# How many times should I simulate for credible intervals?

Let $\beta$ be parameters in a regression ($\mu = X\beta$), $\hat{\beta}$ the estimated parameters, and $V$ the estimated covariance matrix.

I want to simulate from the posterior distribution (assumed to be multivariate normal).

What is the best way to obtain (very approximate, since the posterior distribution is approximate) confidence (?credible?) intervals?

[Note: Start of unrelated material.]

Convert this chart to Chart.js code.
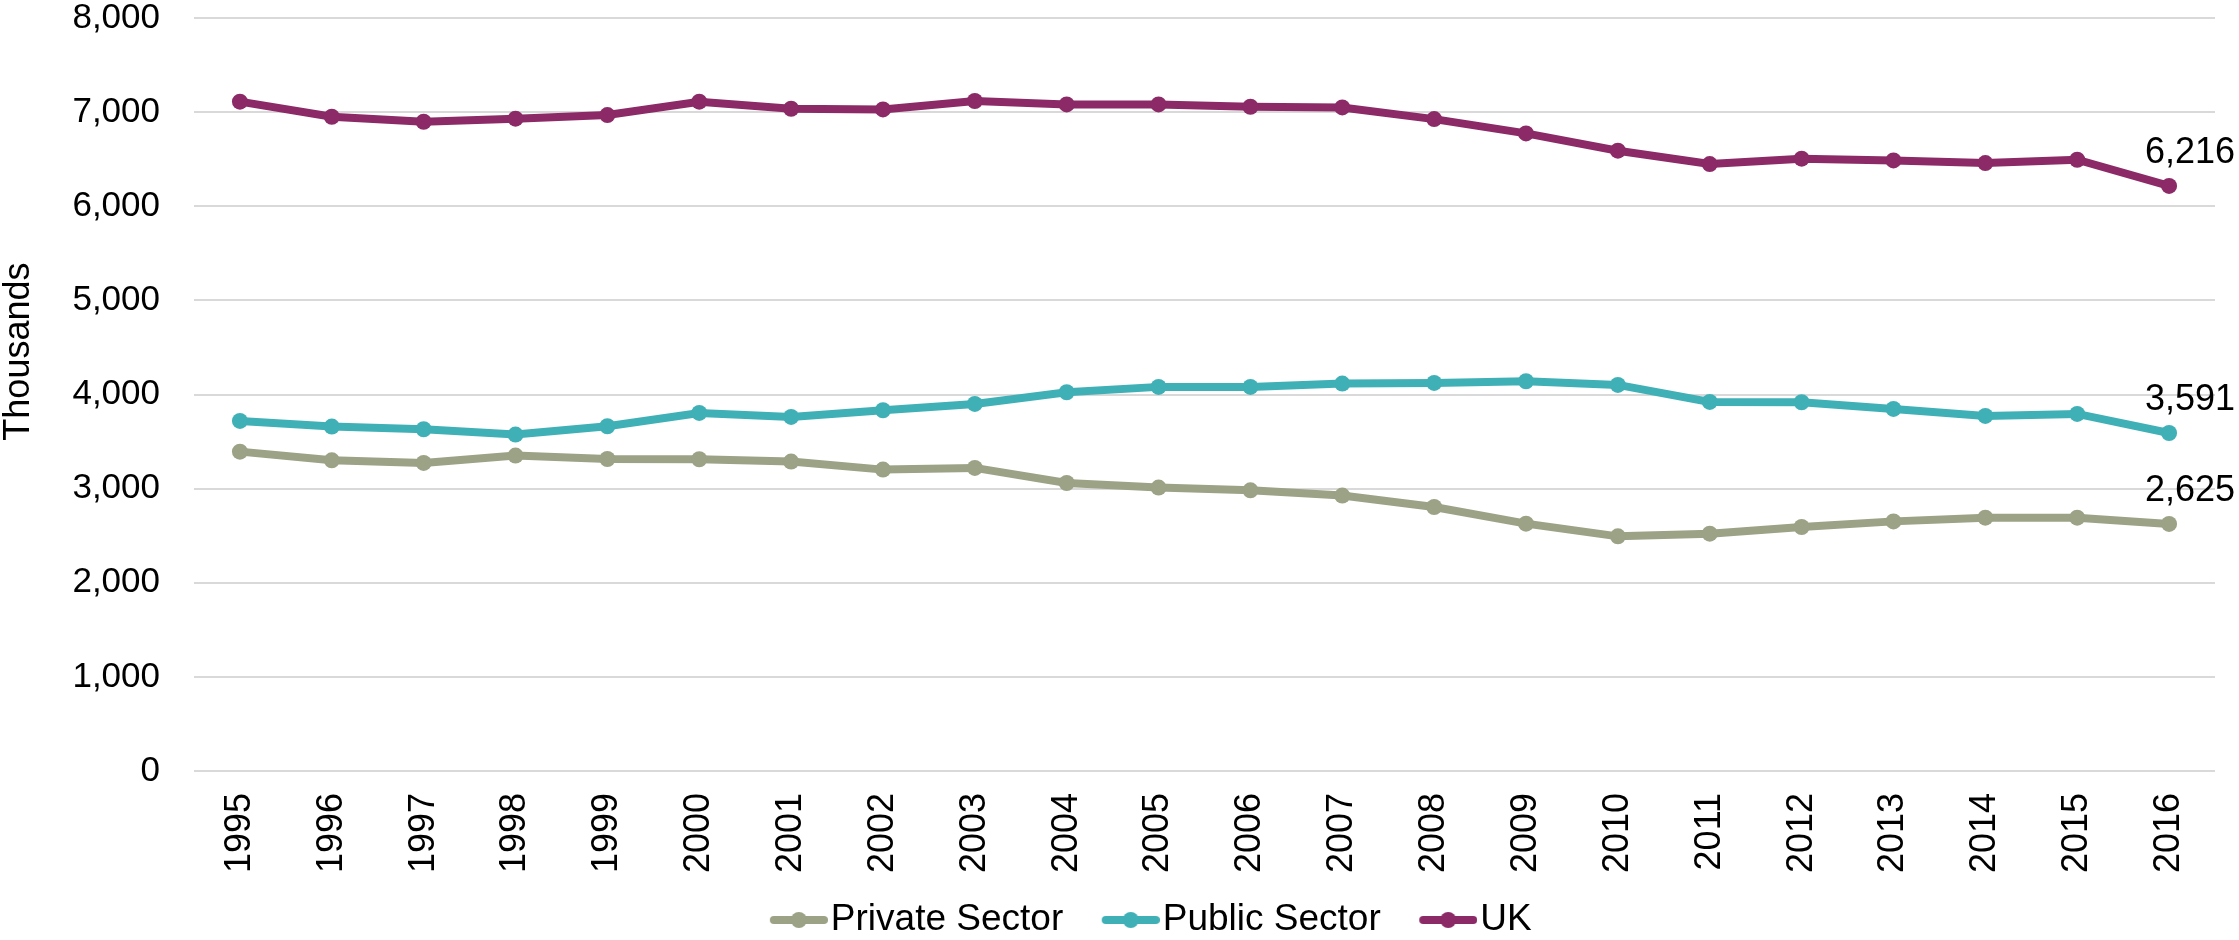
<!DOCTYPE html>
<html>
<head>
<meta charset="utf-8">
<script src="https://cdn.jsdelivr.net/npm/chart.js@4/dist/chart.umd.min.js"></script>
<style>
  html, body { margin: 0; padding: 0; background: #ffffff; }
  #wrap { width: 2239px; height: 940px; }
</style>
</head>
<body>
<div id="wrap"><canvas id="c" width="2239" height="940"></canvas></div>
<script>
// Employment, thousands
const years = ['1995','1996','1997','1998','1999','2000','2001','2002','2003','2004','2005',
               '2006','2007','2008','2009','2010','2011','2012','2013','2014','2015','2016'];
const privateSector = [3393,3301,3273,3351,3315,3312,3287,3202,3220,3060,3011,
                       2982,2926,2805,2628,2493,2521,2592,2652,2691,2691,2625];
const publicSector  = [3719,3659,3631,3574,3663,3804,3762,3833,3900,4024,4081,
                       4081,4116,4123,4141,4102,3921,3918,3847,3772,3794,3591];
const ukTotal       = [7111,6951,6898,6930,6969,7111,7036,7029,7118,7082,7082,
                       7057,7050,6926,6774,6590,6448,6505,6487,6459,6494,6216];
const seriesNames = ['Private Sector', 'Public Sector', 'UK'];
const yMin = 0, yMax = 8000, yStep = 1000;
const axisTitle = 'Thousands';

const COLORS = ['#9BA285', '#40B0B7', '#8B2A66'];
const FONT = "'Liberation Sans', Arial, sans-serif";

// legend swatch: short line with a dot, right-aligned in a wider transparent tile
const SW_PAD = 44, SW_W = 58;
function swatch(color) {
  const c = document.createElement('canvas');
  c.width = SW_PAD + SW_W; c.height = 18;
  const g = c.getContext('2d');
  g.strokeStyle = color; g.lineWidth = 8; g.lineCap = 'round';
  g.beginPath(); g.moveTo(SW_PAD + 4, 9); g.lineTo(SW_PAD + SW_W - 4, 9); g.stroke();
  g.fillStyle = color;
  g.beginPath(); g.arc(SW_PAD + SW_W / 2, 9, 8, 0, Math.PI * 2); g.fill();
  return c;
}
const swatches = COLORS.map(swatch);

// value labels at the last point of every series
const endLabels = {
  id: 'endLabels',
  afterDatasetsDraw(chart) {
    const ctx = chart.ctx;
    ctx.save();
    ctx.font = '36px ' + FONT;
    ctx.fillStyle = '#000000';
    ctx.textAlign = 'center';
    ctx.textBaseline = 'middle';
    chart.data.datasets.forEach((ds, i) => {
      const meta = chart.getDatasetMeta(i);
      const last = ds.data.length - 1;
      const pt = meta.data[last];
      ctx.fillText(ds.data[last].toLocaleString('en-US'), pt.x + 21, pt.y - 33);
    });
    ctx.restore();
  }
};

// vertical axis title, placed beside the tick labels
const sideTitle = {
  id: 'sideTitle',
  afterDraw(chart) {
    const ctx = chart.ctx;
    const a = chart.chartArea;
    ctx.save();
    ctx.font = '36px ' + FONT;
    ctx.fillStyle = '#000000';
    ctx.textAlign = 'center';
    ctx.textBaseline = 'middle';
    ctx.translate(19, a.top + (a.bottom - a.top) * 0.443);
    ctx.rotate(-Math.PI / 2);
    ctx.fillText(axisTitle, 0, 0);
    ctx.restore();
  }
};

// nudge the legend row
const legendNudge = {
  id: 'legendNudge',
  afterLayout(chart) {
    const lg = chart.legend;
    if (!lg) return;
    lg.left += 29; lg.right += 29;
    lg.top += 8.5; lg.bottom += 8.5;
  }
};

const values = [privateSector, publicSector, ukTotal];

new Chart(document.getElementById('c'), {
  type: 'line',
  data: {
    labels: years,
    datasets: seriesNames.map((name, i) => ({
      label: name,
      data: values[i],
      borderColor: COLORS[i],
      backgroundColor: COLORS[i],
      borderWidth: 8,
      pointRadius: 8,
      pointBorderWidth: 0,
      pointBackgroundColor: COLORS[i],
      tension: 0,
      fill: false
    }))
  },
  options: {
    responsive: false,
    devicePixelRatio: 1,
    animation: false,
    layout: { padding: { left: 0, right: 24, top: 18, bottom: 0 } },
    plugins: {
      tooltip: { enabled: false },
      legend: {
        position: 'bottom',
        labels: {
          usePointStyle: true,
          pointStyleWidth: 71,
          padding: 10,
          color: '#000000',
          font: { family: FONT, size: 37 },
          generateLabels(chart) {
            const items = Chart.defaults.plugins.legend.labels.generateLabels(chart);
            items.forEach((it, i) => { it.pointStyle = swatches[i]; });
            return items;
          }
        }
      }
    },
    scales: {
      x: {
        offset: true,
        grid: { display: false },
        border: { display: false },
        ticks: {
          autoSkip: false,
          minRotation: 90,
          maxRotation: 90,
          padding: 14,
          color: '#000000',
          font: { family: FONT, size: 36 }
        },
        afterFit(scale) { scale.height = 112; }
      },
      y: {
        min: yMin,
        max: yMax,
        border: { display: false },
        grid: { color: '#D9D9D9', lineWidth: 2, drawTicks: false },
        ticks: {
          stepSize: yStep,
          padding: 34,
          color: '#000000',
          font: { family: FONT, size: 35, lineHeight: 1 },
          callback: v => v.toLocaleString('en-US')
        },
        afterFit(scale) {
          scale.width = 194;
          scale.paddingTop = 0;
          scale.paddingBottom = 0;
        }
      }
    }
  },
  plugins: [endLabels, sideTitle, legendNudge]
});
</script>
</body>
</html>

Currently, I just simulate from the posterior a million times, and then I take the 2.5 and 97.5 quantiles on either side.

## 1 Answer

A million samples sounds like overkill. If you think about computing the quantile of a particular value (rather than the value of a particular quantile, i.e. estimating that Q(100.7) = 0.975 rather than V(0.975)=100.7), this will be determined by binomial errors. If you have 100 samples and try to get the 97.5th quantile, that will fall between observations 97 and 98 (so, not very precise): the standard errors will be on the order of $\sqrt{p(1-p)/n} \approx 0.016$. Every time you increase the sample size by 100 you'll get 10-fold higher precision. If I take a sample of 1000 and I compute the 97.5th percentile I'd expect it to be good to about $\pm 1$ percentile (2*SE = 0.0099).

My rule of thumb for interval estimates of a 1-dimensional summary statistic would be 1000 samples (maybe 10,000 if I were being obsessive), more if I need a multi-dimensional summary.

Unfortunately I don't have a reference to offer, perhaps someone else will.